The Multi-Tenant Data Conundrum: Beyond Row Isolation

In any multi-tenant architecture, the cardinal rule is absolute data isolation. The standard tool for this in PostgreSQL is Row-Level Security (RLS), and for good reason. A simple policy can effectively prevent one tenant from ever seeing another's data. For senior engineers, this is foundational knowledge.

A typical baseline RLS implementation looks something like this:

sql
-- Enable RLS on the table
ALTER TABLE invoices ENABLE ROW LEVEL SECURITY;

-- A session variable to hold the current tenant's ID
-- This is typically set by a trusted middleware upon user authentication.
-- Example: SET app.current_tenant_id = 'tenant-abc-123';

-- The policy itself
CREATE POLICY tenant_isolation_policy ON invoices
FOR ALL
USING (tenant_id = current_setting('app.current_tenant_id', true)::uuid)
WITH CHECK (tenant_id = current_setting('app.current_tenant_id', true)::uuid);

This works flawlessly for partitioning the table virtually by tenant_id. But production systems are rarely this simple. The real challenge arises not between tenants, but within a single tenant. Consider a SaaS application with different user roles: tenant_admin, support_agent, and billing_clerk. They all need access to the same users table, but their view of the data should be drastically different:

* A tenant_admin should see all user data for their tenant.

A support_agent should see a user's name and a masked email (j@example.com) but a fully redacted Personal Identification Number (PIN).

* A billing_clerk might only need to see user IDs and names, with all other PII completely masked.

This is the problem of dynamic data masking: altering the representation of data within a column based on the accessor's privileges, not just filtering the visibility of the entire row. The naive approach is to handle this in the application layer. This is a pattern fraught with peril:

  • Brittleness: Every new service, API endpoint, or background job that accesses the data must correctly re-implement the masking logic.
  • Inconsistency: Different services may implement masking slightly differently, leading to data leakage or bugs.
  • Bypassable: A developer with direct database access or a new, unsecured internal service can easily bypass the application-layer rules and access raw PII.
  • True security demands that this logic resides where the data lives: in the database. This post details a robust, performant, and maintainable pattern for achieving this using a powerful combination of RLS, security barrier views, and PostgreSQL's Trusted Language Extensions (pg_tle).

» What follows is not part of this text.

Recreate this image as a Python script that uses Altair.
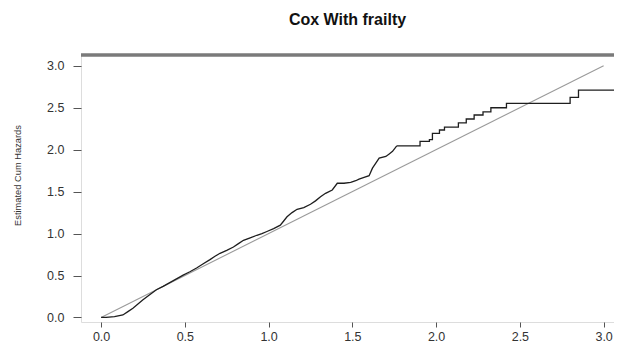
import altair as alt
import pandas as pd

# Estimated cumulative hazard (black): dense early part, then stepped tail
early_time = [0.00, 0.03, 0.08, 0.13, 0.16, 0.19, 0.22, 0.25, 0.29, 0.33, 0.37, 0.41,
              0.45, 0.49, 0.53, 0.57, 0.61, 0.65, 0.68, 0.71, 0.75, 0.79, 0.82, 0.85,
              0.89, 0.93, 0.96, 0.99, 1.03, 1.07, 1.09, 1.11, 1.14, 1.17, 1.21, 1.25,
              1.28, 1.31, 1.34, 1.38, 1.41, 1.45, 1.49, 1.52, 1.54, 1.57, 1.60, 1.62,
              1.64, 1.66, 1.70, 1.72, 1.74, 1.765]
early_value = [0.00, 0.00, 0.01, 0.03, 0.07, 0.11, 0.16, 0.21, 0.27, 0.33, 0.37, 0.415,
               0.46, 0.505, 0.545, 0.59, 0.64, 0.69, 0.73, 0.765, 0.80, 0.84, 0.88, 0.92,
               0.95, 0.98, 1.00, 1.025, 1.06, 1.10, 1.15, 1.20, 1.25, 1.29, 1.31, 1.35,
               1.39, 1.44, 1.48, 1.52, 1.60, 1.60, 1.61, 1.63, 1.65, 1.67, 1.69, 1.78,
               1.84, 1.90, 1.92, 1.95, 1.98, 2.045]
late_time = [1.765, 1.904, 1.96, 1.978, 2.02, 2.05, 2.133, 2.18, 2.227, 2.28, 2.327,
             2.42, 2.80, 2.85, 3.10]
late_value = [2.045, 2.10, 2.12, 2.195, 2.235, 2.27, 2.32, 2.366, 2.414, 2.45, 2.50,
              2.553, 2.624, 2.71, 2.71]

# Reference line (gray)
ref_x = [0.0, 3.0]
ref_y = [0.0, 3.0]

x_ticks = [0.0, 0.5, 1.0, 1.5, 2.0, 2.5, 3.0]
y_ticks = [0.0, 0.5, 1.0, 1.5, 2.0, 2.5, 3.0]

W, H = 533, 267
FONT = "Liberation Sans"

early_df = pd.DataFrame({"t": early_time, "h": early_value})
late_df = pd.DataFrame({"t": late_time, "h": late_value})
ref_df = pd.DataFrame({"t": ref_x, "h": ref_y})

xscale = alt.Scale(domain=[-0.12, 3.062], nice=False, zero=False)
yscale = alt.Scale(domain=[-0.054, 3.129], nice=False, zero=False)

xaxis = alt.Axis(values=x_ticks, format=".1f", title=None, grid=False, domain=False,
                 tickSize=5, tickColor="#555", labelPadding=3, labelFont=FONT,
                 labelFontSize=12.5, labelColor="#333")
yaxis = alt.Axis(values=y_ticks, format=".1f", title="Estimated Cum Hazards", grid=False,
                 domain=False, tickSize=8, tickColor="#555", labelPadding=9,
                 labelFont=FONT, labelFontSize=12.5, labelColor="#333",
                 titleFont=FONT, titleFontSize=9.3, titleFontWeight="normal",
                 titleColor="#333", titleX=-63.5, titleY=120, titleAngle=270,
                 titleAlign="center", titleBaseline="middle")

ref = alt.Chart(ref_df).mark_line(color="#9a9a9a", strokeWidth=1.1, clip=True).encode(
    x=alt.X("t:Q", scale=xscale, axis=xaxis),
    y=alt.Y("h:Q", scale=yscale, axis=yaxis),
)

early = alt.Chart(early_df).mark_line(color="#1e1e1e", strokeWidth=1.3, clip=True).encode(
    x=alt.X("t:Q", scale=xscale),
    y=alt.Y("h:Q", scale=yscale),
)

late = alt.Chart(late_df).mark_line(color="#1e1e1e", strokeWidth=1.3,
                                    interpolate="step-after", clip=True).encode(
    x=alt.X("t:Q", scale=xscale),
    y=alt.Y("h:Q", scale=yscale),
)

top_border = alt.Chart(ref_df).mark_rule(color="#7a7a7a", strokeWidth=3).encode(
    x=alt.value(0), x2=alt.value(W), y=alt.value(0)
)

chart = alt.layer(ref, early, late, top_border).properties(
    width=W, height=H,
    title=alt.TitleParams("Cox With frailty", font=FONT, fontSize=16, fontWeight="bold",
                          color="#111", anchor="middle", frame="group",
                          baseline="alphabetic", offset=13),
    autosize=alt.AutoSizeParams(type="none"),
    padding={"left": 73, "top": 47, "right": 0, "bottom": 21},
).configure_view(stroke="#888", strokeWidth=1.3).configure(background="white")

chart.save("out.html", embed_options={"renderer": "svg", "actions": False})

    The Shortcomings of Standard SQL in RLS Policies

    Your first instinct might be to bake this logic into a complex view or a CASE statement. Let's explore this path to understand its limitations. Imagine a users table:

    sql
    CREATE TABLE users (
        id UUID PRIMARY KEY DEFAULT gen_random_uuid(),
        tenant_id UUID NOT NULL,
        full_name TEXT NOT NULL,
        email TEXT NOT NULL UNIQUE,
        social_security_number TEXT NOT NULL -- Encrypted at rest, but needs masking in transit
    );

    We could create a view that attempts to perform the masking:

    sql
    CREATE VIEW v_users AS
    SELECT
        id,
        tenant_id,
        full_name,
        CASE current_setting('app.current_user_role', true)
            WHEN 'tenant_admin' THEN email
            WHEN 'support_agent' THEN regexp_replace(email, '(?<=.).(?=.*@)', '*', 'g')
            ELSE '******** [REDACTED] ********'
        END AS email,
        CASE current_setting('app.current_user_role', true)
            WHEN 'tenant_admin' THEN social_security_number
            WHEN 'support_agent' THEN '***-**-XXXX'
            ELSE '******** [REDACTED] ********'
        END AS social_security_number
    FROM users;

    Then, we apply RLS to the underlying users table to handle tenant isolation, and all application queries target v_users. This works, but it quickly becomes a maintenance nightmare:

    * Logic Duplication: The CASE statement for roles is repeated for every sensitive column.

    * Complexity: As new roles and masking rules are added, these CASE statements become unreadable and error-prone.

    * Lack of Reusability: If another table, say support_tickets, also contains PII, you have to copy-paste this entire complex CASE structure into a new view for that table.

    * Performance Obfuscation: The query planner has to contend with these complex, volatile expressions on every query, which can sometimes lead to suboptimal plans.

    What we need is a way to encapsulate this complex, stateful masking logic into a single, reusable, and secure function that can be deployed and versioned within the database itself. This is precisely the problem pg_tle was designed to solve.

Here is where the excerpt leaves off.